Looking ahead: Opportunities and quandaries facing large eddy-permitting superparameterization and machine learning emulation of cloud physics

Mike Pritchard

Dept. of Earth System Sciences, University of California, Irvine

Wednesday, Jun 12, 2019, 10:00 am
DSRC Room 2A305


Abstract

In the last decade, the 1-4 km horizontal resolution regime was a global climate modeling frontier that cloud superparameterization (SP) helped explore ahead of schedule. Now, as global cloud resolving models (GCRMs) handle these scales of deep convection more elegantly, it is a good time to reflect on the next decade’s frontier needs. My view is that SP algorithms will remain critical for exploring sub-kilometer scale processes important to global climate, such as low-cloud forming boundary layer turbulence, its mixing with the free troposphere, and its mediation of aerosol cloud interactions. In the first part of the talk, I will show a first step in this direction (“ultraparameterization”; UP) produces ironically familiar cloud feedbacks to surface warming but interestingly distinct aerosol-cloud indirect effects, and a striking muting of the aerosol-cloud indirect effect when boundary layer eddies are resolved. Looking ahead, I will examine the technical potential for even richer forms of turbulence-permitting SP approaching LES best practices, at computational parity with GCRMs.

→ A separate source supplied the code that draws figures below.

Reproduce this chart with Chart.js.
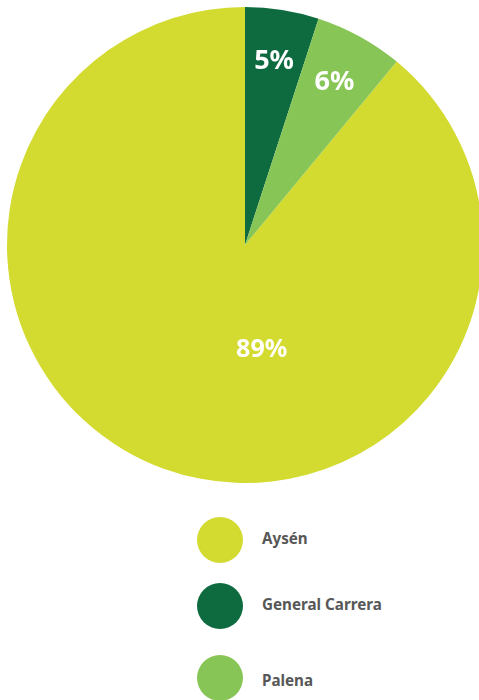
<!DOCTYPE html>
<html>
<head>
<meta charset="utf-8">
<script src="https://cdn.jsdelivr.net/npm/chart.js@4"></script>
<style>
  body { margin: 0; width: 479px; height: 700px; overflow: hidden; background: #fff; font-family: "Noto Sans", sans-serif; }
  #wrap { position: absolute; left: 0; top: 0; width: 490px; height: 490px; }
  #legend { position: absolute; left: 197px; top: 517px; }
  .item { position: relative; height: 46px; margin-bottom: 20px; }
  .item:nth-child(2) { margin-bottom: 26px; }
  .item:nth-child(3) .lbl { top: 15px; }
  .dot { position: absolute; left: 0; top: 0; width: 46px; height: 46px; border-radius: 50%; }
  .lbl { position: absolute; left: 65px; top: 11px; font-size: 15.2px; font-weight: bold; color: #575757; white-space: nowrap; }
</style>
</head>
<body>
<div id="wrap"><canvas id="pie" width="490" height="490"></canvas></div>
<div id="legend"></div>
<script>
const categories = ['Aysén', 'General Carrera', 'Palena'];
const shares = [89, 5, 6];
const colors = ['#d3da30', '#0d6b3f', '#87c557'];

const total = shares.reduce((a, b) => a + b, 0);
// first slice ends at 12 o'clock, so the others start there
const startAngle = (total - shares[0]) / total * 360;

const sliceLabels = {
  id: 'sliceLabels',
  afterDatasetsDraw(chart) {
    const ctx = chart.ctx;
    const meta = chart.getDatasetMeta(0);
    ctx.save();
    ctx.fillStyle = '#fff';
    ctx.textAlign = 'center';
    ctx.textBaseline = 'middle';
    meta.data.forEach((arc, i) => {
      const r = arc.outerRadius;
      let x, y;
      if (shares[i] / total > 0.5) {
        ctx.font = 'bold 25px "Noto Sans"';
        x = arc.x + r * 0.07;
        y = arc.y + r * 0.44;
      } else {
        ctx.font = 'bold 27px "Noto Sans"';
        const mid = (arc.startAngle + arc.endAngle) / 2;
        x = arc.x + Math.cos(mid) * r * 0.78;
        y = arc.y + Math.sin(mid) * r * 0.78;
      }
      ctx.fillText(shares[i] + '%', x, y);
    });
    ctx.restore();
  }
};

new Chart(document.getElementById('pie'), {
  type: 'pie',
  data: {
    labels: categories,
    datasets: [{ data: shares, backgroundColor: colors, borderWidth: 0 }]
  },
  options: {
    responsive: false,
    animation: false,
    rotation: startAngle,
    layout: { padding: 7 },
    plugins: { legend: { display: false }, tooltip: { enabled: false } }
  },
  plugins: [sliceLabels]
});

const legend = document.getElementById('legend');
categories.forEach((name, i) => {
  const item = document.createElement('div');
  item.className = 'item';
  item.innerHTML = '<div class="dot" style="background:' + colors[i] + '"></div><div class="lbl">' + name + '</div>';
  legend.appendChild(item);
});
</script>
</body>
</html>
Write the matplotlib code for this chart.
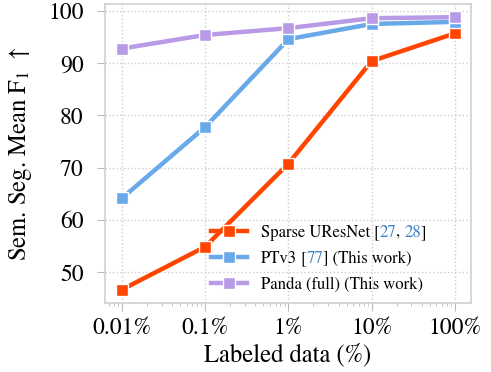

In the second part of the talk, I will discuss machine-learning emulation of cloud-resolving simulation, focusing first on a surprising initial success in emulating thousands of cloud resolving models’ scale interactions with planetary dynamics using a deep neural network trained on a superparameterized aquaplanet. I will show some new challenges that emerge in real-geography tests involving complexities of the diurnal cycle and introduce a nice new method to respect conservation laws within the deep neural network architecture. The Jacobian of the DNN will then be shown to be an intriguing new tool for dynamical inquiry of models with realistic complexity and high degrees of freedom, including a generalization of Kuang’s convective linear response function. Finally I will conclude with some thoughts on the unsolved technical issues and interesting philosophical tensions being raised by the disrupting influence of machine learning in the climate simulation field.